The Serious Fraud Office said it had investigated cases where property values had been significantly overstated to the detriment of persons investing either directly in the over-valued property or indirectly in companies owning property portfolios.

"In recent weeks we have concluded investigations involving property valuations where we have been disappointed to see investors making bad investment decisions based on information which can only, at best, be described as optimistic values," said SFO chief executive Adam Feeley.

"It is imperative that investors are made aware of the underlying assumptions on which the valuations are based".

In most of the cases which it investigated, the valuations had been commissioned by the owner of the property, or property-related company, parties which had an incentive to inflate valuations.

Some valuations were at the margin of what could be regarded as professionally justifiable, but properties had been valued 500 percent over their market value.

"Where there is a clear intention to deceive an investor with false information, the SFO will lay criminal charges against all parties to that offence, including any valuer who is knowingly a party to the deceit," Feeley said.

But in many cases the valuations fell short of a criminal standard of proof for fraud.

Feeley said that his investigators were referring some transactions to the Valuers' Registration Board.
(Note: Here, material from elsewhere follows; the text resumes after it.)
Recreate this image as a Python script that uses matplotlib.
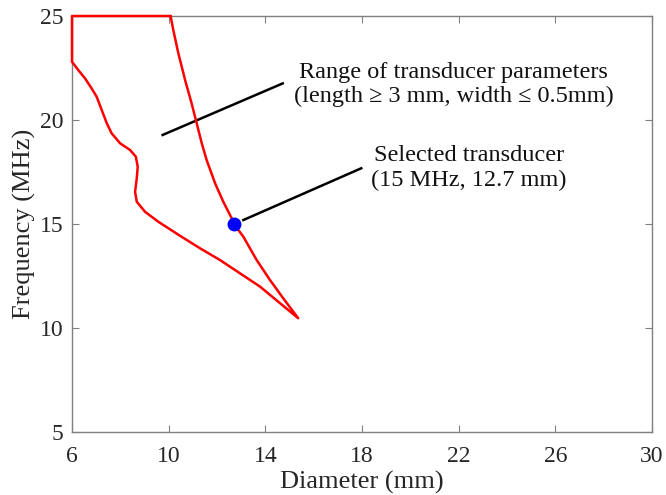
import numpy as np
import matplotlib
matplotlib.use("Agg")
import matplotlib.pyplot as plt

## Feasible region boundary (diameter in mm, frequency in MHz),
## traced clockwise from the top-right corner
diam = [10.08, 10.19, 10.40, 10.68, 10.95, 11.16, 11.37, 11.57, 11.92, 12.26, 12.61, 12.70,
        13.09, 13.64, 14.19, 14.74, 15.36,
        14.61, 13.78, 12.95, 12.12, 11.30, 10.38, 9.57, 9.02,
        8.68, 8.61, 8.68, 8.72, 8.64, 8.40, 7.99, 7.64, 7.44, 7.23, 7.02, 6.81, 6.54, 6.26,
        6.00, 6.00, 10.08]
freq = [25.00, 24.33, 23.21, 21.92, 20.80, 19.84, 18.88, 18.08, 16.96, 16.07, 15.27, 15.00,
        14.39, 13.27, 12.31, 11.43, 10.47,
        11.19, 11.99, 12.63, 13.27, 13.83, 14.50, 15.11, 15.59,
        16.07, 16.55, 17.20, 17.76, 18.24, 18.56, 18.88, 19.36, 19.84, 20.48, 21.12, 21.52, 22.00, 22.40,
        22.80, 25.00, 25.00]

## Chosen design point
sel_diam, sel_freq = 12.7, 15.0

## Leader lines for the two labels
lead1_x, lead1_y = [9.75, 14.72], [19.28, 21.76]
lead2_x, lead2_y = [13.09, 17.97], [15.19, 17.68]

xticks = [6, 10, 14, 18, 22, 26, 30]
yticks = [5, 10, 15, 20, 25]

plt.rcParams["font.family"] = ["Liberation Serif", "DejaVu Serif"]

fig = plt.figure(figsize=(6.66, 4.95), dpi=100)
ax = fig.add_axes([72/666, 1-432/495, 580/666, 416/495])

ax.plot(diam, freq, "-", color="#ff0000", lw=1.8, clip_on=False, zorder=3,
        solid_joinstyle="round", solid_capstyle="round")
ax.plot(sel_diam, sel_freq, "o", color="#0000ff", ms=9, zorder=4)
ax.plot(lead1_x, lead1_y, "k-", lw=1.8)
ax.plot(lead2_x, lead2_y, "k-", lw=1.8)

fs = 17.5
ax.text(21.8, 21.71, "Range of transducer parameters\n(length \u2265 3 mm, width \u2264 0.5mm)",
        ha="center", va="center", fontsize=fs, linespacing=1.2, color="#111111")
ax.text(22.43, 17.69, "Selected transducer\n(15 MHz, 12.7 mm)",
        ha="center", va="center", fontsize=fs, linespacing=1.2, color="#111111")

ax.set_xlim(6, 30)
ax.set_ylim(5, 25)
ax.set_xticks(xticks)
ax.set_yticks(yticks)
ax.set_xlabel("Diameter (mm)", fontsize=19, labelpad=3, color="#262626")
ax.set_ylabel("Frequency (MHz)", fontsize=19, labelpad=3, color="#262626")

gray = "#808080"
for s in ax.spines.values():
    s.set_color(gray)
    s.set_linewidth(1.0)
ax.tick_params(direction="in", top=True, right=True, length=5, width=0.8,
               color=gray, labelsize=17, labelcolor="#262626")
ax.tick_params(axis="x", pad=10)
ax.tick_params(axis="y", pad=6)

fig.savefig("out.png", dpi=100)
"There are a small number of valuers who are undermining confidence in a profession which is an important adjunct to investment decisions, and we are determined to work closely with the valuation profession to ensure rogue valuers are not tolerated."

While the cases with which it was dealing were exceptions -- and valuers generally operated to professional standards -- the impact of a few individuals had had a disproportionate impact on the investment market.

Investors wishing to obtain advice on property valuations could contact the Institute of Valuers, said Feeley, who noted that the best protection for investors was to commission their own valuations.